> Aim:
Repeat the data below exactly, dropping any pictures it holds.

#####

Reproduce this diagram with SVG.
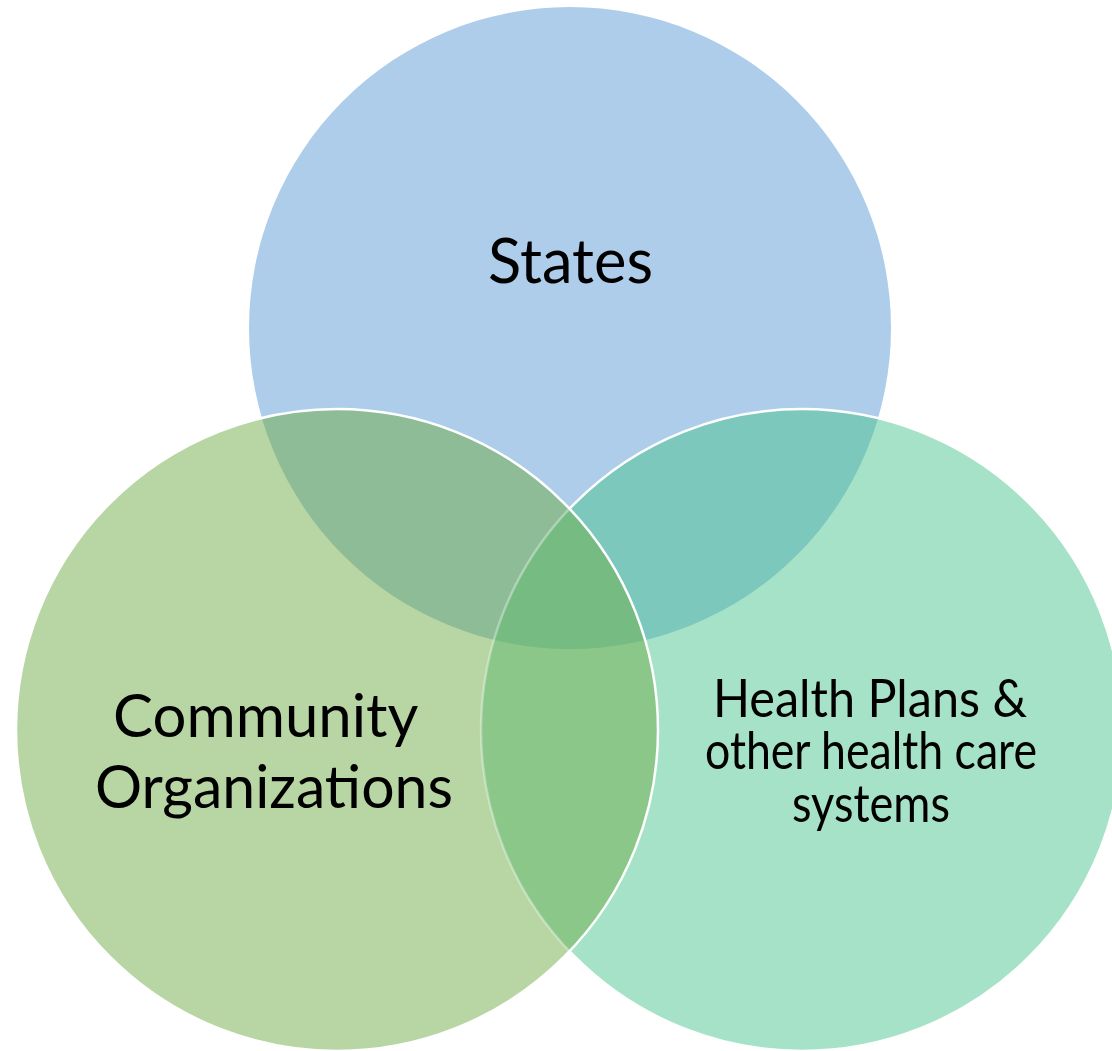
<svg xmlns="http://www.w3.org/2000/svg" width="1112" height="1051" viewBox="0 0 1112 1051">
  <style>
    .lbl { font-family: Lato, "Open Sans", "Noto Sans", sans-serif; fill: #000; }
    .edge { fill: none; stroke: #fff; stroke-width: 2.5; }
  </style>
  <defs>
    <clipPath id="cpLeft"><circle cx="337" cy="730" r="321"/></clipPath>
    <clipPath id="cpRight"><circle cx="802" cy="730" r="321"/></clipPath>
    <mask id="mOutLeft" maskUnits="userSpaceOnUse" x="0" y="0" width="1112" height="1051">
      <rect x="0" y="0" width="1112" height="1051" fill="#fff"/>
      <circle cx="337" cy="730" r="321" fill="#000"/>
    </mask>
  </defs>
  <rect x="0" y="0" width="1112" height="1051" fill="#fff"/>

  <g id="states">
    <circle cx="570" cy="328" r="321" fill="#AECDEA"/>
  </g>
  <g id="community">
    <circle cx="337" cy="730" r="321" fill="#B8D5A4"/>
  </g>
  <g id="health">
    <circle cx="802" cy="730" r="321" fill="#A6E2C8"/>
  </g>

  <g id="overlaps">
    <circle cx="570" cy="328" r="321" fill="#8EBC96" clip-path="url(#cpLeft)"/>
    <circle cx="570" cy="328" r="321" fill="#7CC8BC" clip-path="url(#cpRight)"/>
    <circle cx="337" cy="730" r="321" fill="#8BC788" clip-path="url(#cpRight)"/>
    <g clip-path="url(#cpRight)">
      <circle cx="570" cy="328" r="321" fill="#76BB81" clip-path="url(#cpLeft)"/>
    </g>
  </g>

  <g id="connectors">
    <circle class="edge" cx="802" cy="730" r="321" mask="url(#mOutLeft)"/>
    <circle class="edge" cx="802" cy="730" r="321" stroke-opacity="0.35" clip-path="url(#cpLeft)"/>
    <circle class="edge" cx="337" cy="730" r="321"/>
  </g>

  <g id="labels">
    <text class="lbl" x="488" y="283" font-size="61" textLength="165" lengthAdjust="spacingAndGlyphs">States</text>
    <text class="lbl" font-size="60">
      <tspan x="113" y="737" textLength="304" lengthAdjust="spacingAndGlyphs">Community</tspan>
      <tspan x="95" y="808" textLength="358" lengthAdjust="spacingAndGlyphs">Organizations</tspan>
    </text>
    <text class="lbl" font-size="52">
      <tspan x="713" y="717" textLength="314" lengthAdjust="spacingAndGlyphs">Health Plans &amp;</tspan>
      <tspan x="705" y="769" textLength="332" lengthAdjust="spacingAndGlyphs">other health care</tspan>
      <tspan x="792" y="822" textLength="158" lengthAdjust="spacingAndGlyphs">systems</tspan>
    </text>
  </g>
</svg>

#####

> The response:
Reproduce this diagram with SVG.
<svg xmlns="http://www.w3.org/2000/svg" width="1112" height="1051" viewBox="0 0 1112 1051">
  <style>
    .lbl { font-family: Lato, "Open Sans", "Noto Sans", sans-serif; fill: #000; }
    .edge { fill: none; stroke: #fff; stroke-width: 2.5; }
  </style>
  <defs>
    <clipPath id="cpLeft"><circle cx="337" cy="730" r="321"/></clipPath>
    <clipPath id="cpRight"><circle cx="802" cy="730" r="321"/></clipPath>
    <mask id="mOutLeft" maskUnits="userSpaceOnUse" x="0" y="0" width="1112" height="1051">
      <rect x="0" y="0" width="1112" height="1051" fill="#fff"/>
      <circle cx="337" cy="730" r="321" fill="#000"/>
    </mask>
  </defs>
  <rect x="0" y="0" width="1112" height="1051" fill="#fff"/>

  <g id="states">
    <circle cx="570" cy="328" r="321" fill="#AECDEA"/>
  </g>
  <g id="community">
    <circle cx="337" cy="730" r="321" fill="#B8D5A4"/>
  </g>
  <g id="health">
    <circle cx="802" cy="730" r="321" fill="#A6E2C8"/>
  </g>

  <g id="overlaps">
    <circle cx="570" cy="328" r="321" fill="#8EBC96" clip-path="url(#cpLeft)"/>
    <circle cx="570" cy="328" r="321" fill="#7CC8BC" clip-path="url(#cpRight)"/>
    <circle cx="337" cy="730" r="321" fill="#8BC788" clip-path="url(#cpRight)"/>
    <g clip-path="url(#cpRight)">
      <circle cx="570" cy="328" r="321" fill="#76BB81" clip-path="url(#cpLeft)"/>
    </g>
  </g>

  <g id="connectors">
    <circle class="edge" cx="802" cy="730" r="321" mask="url(#mOutLeft)"/>
    <circle class="edge" cx="802" cy="730" r="321" stroke-opacity="0.35" clip-path="url(#cpLeft)"/>
    <circle class="edge" cx="337" cy="730" r="321"/>
  </g>

  <g id="labels">
    <text class="lbl" x="488" y="283" font-size="61" textLength="165" lengthAdjust="spacingAndGlyphs">States</text>
    <text class="lbl" font-size="60">
      <tspan x="113" y="737" textLength="304" lengthAdjust="spacingAndGlyphs">Community</tspan>
      <tspan x="95" y="808" textLength="358" lengthAdjust="spacingAndGlyphs">Organizations</tspan>
    </text>
    <text class="lbl" font-size="52">
      <tspan x="713" y="717" textLength="314" lengthAdjust="spacingAndGlyphs">Health Plans &amp;</tspan>
      <tspan x="705" y="769" textLength="332" lengthAdjust="spacingAndGlyphs">other health care</tspan>
      <tspan x="792" y="822" textLength="158" lengthAdjust="spacingAndGlyphs">systems</tspan>
    </text>
  </g>
</svg>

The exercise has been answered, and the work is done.